Here's some pro/contra if you use this technique for track banking:
(+) You can easily control the bank from automation envelopes, other instances or scripts.
(+) You can influence not just tracks by this but also let it guide other things at the same time (e.g. activate/deactivate mappings by using conditional activation)
(+) You can easily define multiple track bank parameters (e.g. let one portion of your controller work on tracks 8-16 and another one on tracks 64-72). Even within just one ReaLearn instance.
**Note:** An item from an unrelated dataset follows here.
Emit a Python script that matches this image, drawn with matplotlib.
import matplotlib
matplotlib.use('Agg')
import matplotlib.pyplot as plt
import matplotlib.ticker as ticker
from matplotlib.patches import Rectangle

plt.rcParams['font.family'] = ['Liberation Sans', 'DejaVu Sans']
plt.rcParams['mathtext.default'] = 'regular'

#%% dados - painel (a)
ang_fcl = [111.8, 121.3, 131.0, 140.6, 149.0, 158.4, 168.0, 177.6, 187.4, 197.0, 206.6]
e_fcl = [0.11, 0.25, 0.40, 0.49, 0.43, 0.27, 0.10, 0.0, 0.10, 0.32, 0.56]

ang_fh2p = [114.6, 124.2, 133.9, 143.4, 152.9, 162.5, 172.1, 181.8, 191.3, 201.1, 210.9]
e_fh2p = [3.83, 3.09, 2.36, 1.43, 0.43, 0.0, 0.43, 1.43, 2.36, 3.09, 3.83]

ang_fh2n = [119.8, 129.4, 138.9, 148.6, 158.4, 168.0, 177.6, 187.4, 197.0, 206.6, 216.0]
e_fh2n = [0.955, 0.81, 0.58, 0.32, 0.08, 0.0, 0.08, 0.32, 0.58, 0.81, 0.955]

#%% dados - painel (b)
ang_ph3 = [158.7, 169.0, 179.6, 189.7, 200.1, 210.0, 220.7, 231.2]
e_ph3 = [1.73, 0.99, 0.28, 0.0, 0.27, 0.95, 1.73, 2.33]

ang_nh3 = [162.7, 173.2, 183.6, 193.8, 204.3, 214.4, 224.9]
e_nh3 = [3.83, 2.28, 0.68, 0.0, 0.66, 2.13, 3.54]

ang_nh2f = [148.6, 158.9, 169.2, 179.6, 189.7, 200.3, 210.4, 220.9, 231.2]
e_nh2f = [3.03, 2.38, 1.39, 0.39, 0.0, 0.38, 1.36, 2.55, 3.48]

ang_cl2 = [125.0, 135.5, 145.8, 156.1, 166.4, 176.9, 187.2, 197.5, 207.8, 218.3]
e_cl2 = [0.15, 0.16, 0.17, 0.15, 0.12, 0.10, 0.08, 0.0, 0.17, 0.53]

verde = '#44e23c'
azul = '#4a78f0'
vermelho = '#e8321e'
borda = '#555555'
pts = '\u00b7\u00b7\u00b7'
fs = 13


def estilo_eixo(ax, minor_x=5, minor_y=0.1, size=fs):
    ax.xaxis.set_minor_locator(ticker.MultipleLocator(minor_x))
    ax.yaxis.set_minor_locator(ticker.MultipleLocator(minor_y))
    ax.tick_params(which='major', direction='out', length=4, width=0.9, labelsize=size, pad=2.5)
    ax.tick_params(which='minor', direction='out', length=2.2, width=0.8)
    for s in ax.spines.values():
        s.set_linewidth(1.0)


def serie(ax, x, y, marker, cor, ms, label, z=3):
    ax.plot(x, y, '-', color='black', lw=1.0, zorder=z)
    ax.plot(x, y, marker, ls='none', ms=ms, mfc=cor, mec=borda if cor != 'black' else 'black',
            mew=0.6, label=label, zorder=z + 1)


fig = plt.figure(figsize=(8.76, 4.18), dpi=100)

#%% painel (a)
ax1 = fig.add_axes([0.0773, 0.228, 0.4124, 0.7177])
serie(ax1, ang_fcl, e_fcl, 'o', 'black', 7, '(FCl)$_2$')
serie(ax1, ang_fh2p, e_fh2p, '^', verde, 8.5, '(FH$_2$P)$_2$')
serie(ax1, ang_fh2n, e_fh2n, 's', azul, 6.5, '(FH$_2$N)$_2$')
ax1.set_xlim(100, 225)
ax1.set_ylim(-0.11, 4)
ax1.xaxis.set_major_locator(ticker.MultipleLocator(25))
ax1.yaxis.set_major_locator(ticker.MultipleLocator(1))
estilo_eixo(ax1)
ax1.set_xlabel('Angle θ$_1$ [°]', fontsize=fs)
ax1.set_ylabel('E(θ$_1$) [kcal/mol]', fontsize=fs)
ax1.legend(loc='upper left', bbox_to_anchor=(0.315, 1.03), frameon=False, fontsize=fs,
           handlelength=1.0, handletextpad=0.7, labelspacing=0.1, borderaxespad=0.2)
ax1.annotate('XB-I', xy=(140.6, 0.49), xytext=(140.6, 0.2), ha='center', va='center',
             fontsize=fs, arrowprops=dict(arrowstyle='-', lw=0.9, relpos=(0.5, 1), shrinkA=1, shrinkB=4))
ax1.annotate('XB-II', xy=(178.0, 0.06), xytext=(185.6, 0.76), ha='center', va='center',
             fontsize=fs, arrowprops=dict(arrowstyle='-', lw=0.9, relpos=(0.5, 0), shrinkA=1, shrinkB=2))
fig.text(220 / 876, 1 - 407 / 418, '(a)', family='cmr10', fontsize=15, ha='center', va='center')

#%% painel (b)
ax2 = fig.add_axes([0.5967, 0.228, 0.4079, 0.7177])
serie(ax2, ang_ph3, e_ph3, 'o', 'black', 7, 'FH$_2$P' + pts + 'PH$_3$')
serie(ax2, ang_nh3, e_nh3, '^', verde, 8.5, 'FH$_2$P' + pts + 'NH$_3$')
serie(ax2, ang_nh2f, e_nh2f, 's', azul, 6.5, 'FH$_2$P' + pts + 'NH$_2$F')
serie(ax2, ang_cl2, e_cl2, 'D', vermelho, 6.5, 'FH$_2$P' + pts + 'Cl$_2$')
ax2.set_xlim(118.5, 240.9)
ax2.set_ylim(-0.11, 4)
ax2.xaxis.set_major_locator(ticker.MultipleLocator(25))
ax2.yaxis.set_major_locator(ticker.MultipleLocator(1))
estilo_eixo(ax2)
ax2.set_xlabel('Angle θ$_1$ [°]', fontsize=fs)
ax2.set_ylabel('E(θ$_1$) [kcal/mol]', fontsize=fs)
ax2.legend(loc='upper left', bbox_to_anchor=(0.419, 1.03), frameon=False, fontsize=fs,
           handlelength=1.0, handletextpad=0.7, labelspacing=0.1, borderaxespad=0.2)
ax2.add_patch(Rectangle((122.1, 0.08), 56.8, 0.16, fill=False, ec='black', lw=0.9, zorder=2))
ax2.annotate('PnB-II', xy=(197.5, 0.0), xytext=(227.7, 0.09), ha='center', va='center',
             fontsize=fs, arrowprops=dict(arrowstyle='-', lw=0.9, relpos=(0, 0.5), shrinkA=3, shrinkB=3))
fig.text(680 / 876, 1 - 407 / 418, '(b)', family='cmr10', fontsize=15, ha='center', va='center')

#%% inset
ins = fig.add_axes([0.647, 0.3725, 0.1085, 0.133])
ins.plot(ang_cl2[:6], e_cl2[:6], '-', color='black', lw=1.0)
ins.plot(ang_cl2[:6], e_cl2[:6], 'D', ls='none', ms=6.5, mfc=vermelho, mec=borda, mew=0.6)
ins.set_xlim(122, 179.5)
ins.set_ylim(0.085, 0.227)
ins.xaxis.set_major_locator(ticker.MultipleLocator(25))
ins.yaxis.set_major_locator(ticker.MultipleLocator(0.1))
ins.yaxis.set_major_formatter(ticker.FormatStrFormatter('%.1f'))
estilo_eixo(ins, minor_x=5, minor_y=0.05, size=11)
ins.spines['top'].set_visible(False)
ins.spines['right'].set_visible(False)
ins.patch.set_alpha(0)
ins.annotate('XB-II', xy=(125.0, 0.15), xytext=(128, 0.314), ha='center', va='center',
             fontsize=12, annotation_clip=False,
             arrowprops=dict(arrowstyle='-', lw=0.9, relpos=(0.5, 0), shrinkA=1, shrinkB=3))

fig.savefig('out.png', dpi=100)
(-) You can exceed the number of tracks.
b) Following the currently selected track
With this approach, you let some buttons/encoders/... change the currently selected track. Then you derive the currently controlled tracks from that (by using dynamic track expressions with "selected_track_index + 0", "selected_track_index + 1", etc.).
Pro/contra:
(+) You can't exceed the number of tracks (because you can't select a track which doesn't exist).
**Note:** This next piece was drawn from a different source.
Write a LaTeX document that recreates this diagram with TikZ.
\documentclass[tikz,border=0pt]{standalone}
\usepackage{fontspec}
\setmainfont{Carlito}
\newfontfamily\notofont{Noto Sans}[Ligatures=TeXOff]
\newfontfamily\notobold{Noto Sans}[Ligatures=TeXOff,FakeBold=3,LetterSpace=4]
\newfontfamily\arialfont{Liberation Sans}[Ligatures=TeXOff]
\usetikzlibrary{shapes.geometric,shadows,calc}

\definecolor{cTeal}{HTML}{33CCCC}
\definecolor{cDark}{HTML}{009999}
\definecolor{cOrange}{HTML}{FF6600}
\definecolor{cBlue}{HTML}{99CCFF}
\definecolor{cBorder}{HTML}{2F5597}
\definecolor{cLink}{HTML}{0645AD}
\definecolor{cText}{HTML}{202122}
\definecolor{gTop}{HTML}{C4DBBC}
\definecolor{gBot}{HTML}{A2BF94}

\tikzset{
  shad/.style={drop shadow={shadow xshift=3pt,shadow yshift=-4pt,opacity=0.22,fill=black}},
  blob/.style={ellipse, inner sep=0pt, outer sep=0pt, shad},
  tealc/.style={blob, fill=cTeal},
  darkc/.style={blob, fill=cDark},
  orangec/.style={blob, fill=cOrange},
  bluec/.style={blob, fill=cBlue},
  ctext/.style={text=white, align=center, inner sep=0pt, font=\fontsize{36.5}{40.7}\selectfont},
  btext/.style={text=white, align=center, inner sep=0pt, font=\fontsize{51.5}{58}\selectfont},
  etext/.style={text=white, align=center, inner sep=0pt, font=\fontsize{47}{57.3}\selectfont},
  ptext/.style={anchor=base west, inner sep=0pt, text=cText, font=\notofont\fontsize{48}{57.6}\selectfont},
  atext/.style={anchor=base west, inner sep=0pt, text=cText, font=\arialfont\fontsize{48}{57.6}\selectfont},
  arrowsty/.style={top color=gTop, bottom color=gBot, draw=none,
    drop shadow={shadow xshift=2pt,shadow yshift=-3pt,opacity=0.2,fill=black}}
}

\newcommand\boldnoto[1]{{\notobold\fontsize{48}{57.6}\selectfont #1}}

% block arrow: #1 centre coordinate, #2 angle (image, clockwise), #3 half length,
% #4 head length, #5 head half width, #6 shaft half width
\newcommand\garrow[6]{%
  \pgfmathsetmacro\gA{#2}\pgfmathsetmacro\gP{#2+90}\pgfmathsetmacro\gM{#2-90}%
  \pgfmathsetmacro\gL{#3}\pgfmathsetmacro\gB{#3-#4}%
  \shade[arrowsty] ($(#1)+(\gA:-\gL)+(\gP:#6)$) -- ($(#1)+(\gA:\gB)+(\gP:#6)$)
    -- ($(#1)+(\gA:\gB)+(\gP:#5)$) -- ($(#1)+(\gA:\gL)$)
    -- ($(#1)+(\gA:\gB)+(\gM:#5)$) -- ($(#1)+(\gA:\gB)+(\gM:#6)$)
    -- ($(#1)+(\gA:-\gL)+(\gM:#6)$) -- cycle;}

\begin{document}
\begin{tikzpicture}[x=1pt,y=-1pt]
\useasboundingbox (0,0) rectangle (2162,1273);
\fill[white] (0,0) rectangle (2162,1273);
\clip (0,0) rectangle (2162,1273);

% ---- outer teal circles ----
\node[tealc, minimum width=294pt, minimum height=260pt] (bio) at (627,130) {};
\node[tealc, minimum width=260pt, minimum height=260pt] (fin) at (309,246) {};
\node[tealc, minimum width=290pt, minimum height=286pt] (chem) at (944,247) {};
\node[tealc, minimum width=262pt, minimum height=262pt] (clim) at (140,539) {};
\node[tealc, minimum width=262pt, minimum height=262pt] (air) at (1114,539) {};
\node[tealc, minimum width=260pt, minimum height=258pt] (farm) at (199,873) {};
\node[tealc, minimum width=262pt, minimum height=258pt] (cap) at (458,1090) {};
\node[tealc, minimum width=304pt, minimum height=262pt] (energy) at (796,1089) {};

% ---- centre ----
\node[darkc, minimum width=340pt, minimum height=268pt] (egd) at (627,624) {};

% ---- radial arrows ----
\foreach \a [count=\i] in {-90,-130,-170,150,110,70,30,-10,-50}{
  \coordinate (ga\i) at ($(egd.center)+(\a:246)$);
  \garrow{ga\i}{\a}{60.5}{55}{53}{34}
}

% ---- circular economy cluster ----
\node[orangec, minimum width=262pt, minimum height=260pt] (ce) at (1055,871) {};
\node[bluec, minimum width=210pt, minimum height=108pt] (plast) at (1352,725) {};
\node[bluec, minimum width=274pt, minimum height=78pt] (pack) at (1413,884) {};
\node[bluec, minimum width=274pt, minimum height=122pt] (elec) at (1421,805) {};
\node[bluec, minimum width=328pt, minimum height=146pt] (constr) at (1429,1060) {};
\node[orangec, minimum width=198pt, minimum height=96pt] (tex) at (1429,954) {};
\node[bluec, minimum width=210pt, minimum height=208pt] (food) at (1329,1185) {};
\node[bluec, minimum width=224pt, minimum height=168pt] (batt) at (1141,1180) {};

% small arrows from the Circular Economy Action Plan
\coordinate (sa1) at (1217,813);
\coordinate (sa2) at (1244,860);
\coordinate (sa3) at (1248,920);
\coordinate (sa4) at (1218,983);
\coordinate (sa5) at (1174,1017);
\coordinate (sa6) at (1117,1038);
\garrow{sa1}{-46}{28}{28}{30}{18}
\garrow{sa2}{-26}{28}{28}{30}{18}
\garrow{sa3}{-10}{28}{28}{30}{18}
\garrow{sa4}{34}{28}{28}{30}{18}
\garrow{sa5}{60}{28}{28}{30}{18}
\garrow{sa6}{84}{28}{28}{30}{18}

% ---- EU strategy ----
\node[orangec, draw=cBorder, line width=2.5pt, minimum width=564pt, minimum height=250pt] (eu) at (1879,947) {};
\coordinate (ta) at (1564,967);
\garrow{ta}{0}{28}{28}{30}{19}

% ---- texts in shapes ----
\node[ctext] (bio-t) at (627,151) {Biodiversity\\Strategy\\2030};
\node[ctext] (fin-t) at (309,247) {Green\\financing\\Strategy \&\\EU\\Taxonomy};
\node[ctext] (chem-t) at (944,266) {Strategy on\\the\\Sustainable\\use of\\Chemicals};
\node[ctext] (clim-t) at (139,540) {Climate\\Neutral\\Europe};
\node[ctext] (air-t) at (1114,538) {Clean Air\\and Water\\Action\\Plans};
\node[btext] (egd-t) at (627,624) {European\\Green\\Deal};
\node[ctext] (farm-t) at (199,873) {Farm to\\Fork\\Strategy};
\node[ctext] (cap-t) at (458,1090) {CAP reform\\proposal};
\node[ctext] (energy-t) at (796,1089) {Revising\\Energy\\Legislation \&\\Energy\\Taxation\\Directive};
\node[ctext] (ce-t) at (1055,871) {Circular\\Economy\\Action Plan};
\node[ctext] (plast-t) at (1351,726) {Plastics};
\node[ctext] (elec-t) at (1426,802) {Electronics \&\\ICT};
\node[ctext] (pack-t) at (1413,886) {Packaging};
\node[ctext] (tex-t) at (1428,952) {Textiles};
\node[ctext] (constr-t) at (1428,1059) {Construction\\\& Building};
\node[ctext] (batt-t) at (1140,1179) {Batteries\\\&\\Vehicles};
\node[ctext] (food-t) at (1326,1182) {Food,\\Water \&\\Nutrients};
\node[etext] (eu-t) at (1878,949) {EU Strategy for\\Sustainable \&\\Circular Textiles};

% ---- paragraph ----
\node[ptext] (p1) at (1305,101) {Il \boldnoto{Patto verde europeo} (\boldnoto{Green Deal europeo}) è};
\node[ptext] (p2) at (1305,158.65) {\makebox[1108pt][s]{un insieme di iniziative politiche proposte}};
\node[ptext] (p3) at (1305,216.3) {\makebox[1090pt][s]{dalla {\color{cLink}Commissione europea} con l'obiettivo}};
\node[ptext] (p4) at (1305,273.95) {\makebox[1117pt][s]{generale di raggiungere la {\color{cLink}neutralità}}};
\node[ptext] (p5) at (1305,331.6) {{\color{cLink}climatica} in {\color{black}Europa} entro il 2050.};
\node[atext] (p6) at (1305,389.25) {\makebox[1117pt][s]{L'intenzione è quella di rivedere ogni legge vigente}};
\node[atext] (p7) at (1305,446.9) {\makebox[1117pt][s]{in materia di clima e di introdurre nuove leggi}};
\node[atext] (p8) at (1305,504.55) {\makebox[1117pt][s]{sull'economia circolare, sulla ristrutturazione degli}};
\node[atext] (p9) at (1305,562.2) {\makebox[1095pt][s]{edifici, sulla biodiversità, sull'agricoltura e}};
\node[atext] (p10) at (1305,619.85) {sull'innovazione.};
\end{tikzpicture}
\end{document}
(+) Track selection by definition follows track banking.
(-) Track selection by definition follows track banking

It might also be a disadvantage, depending on what you desire.
c) Following the instance track
You let some buttons/encoders/... change the instance track of a ReaLearn instance. Then you derive the currently controlled track from that (by using a dynamic track expression with "instance_track_index + 0", "instance_track_index + 1", etc.).
Pro/contra:
(+) You can't exceed the number of tracks (at least if you get the dynamic because an instance track ).
(+) You can use different banking in different ReaLearn instances (e.g. let one controller work on tracks 8-16 and another one on tracks 64-72).
(-) I haven't really built a preset for that yet because it's one of the newer features, so I'm not 100% sure if a puzzle piece is yet missing to make this the perfect track banking approach.
So ... there are many options. The choice is yours.
The
Lua script which produces the DAW control preset defaults to approach (a) but can be configured to use (b). It doesn't support (c) yet, but it's something I want to add eventually. (c) can already be done in ReaLearn, I just didn't have the time to create a decent preset using this approach.
I could in theory add some features to make "exceeding the number of tracks" impossible with (a) as well:
- Make a "track_count" variable available in dynamic track expressions, so you can limit things yourself ... but I think that wouldn't really help because it would not prevent the parameter value from increasing more and more. However, might still be a good idea to add it, also for approach (c).
- Make it possible to define a "max value expression" for a parameter. And then you could enter "track_count - 1" (or "(track_count - 1)/ 8" if the parameter stands for a bank of 8 tracks) and ReaLearn would make sure at all times that it never exceeds that maximum. Not sure yet if this is a good idea.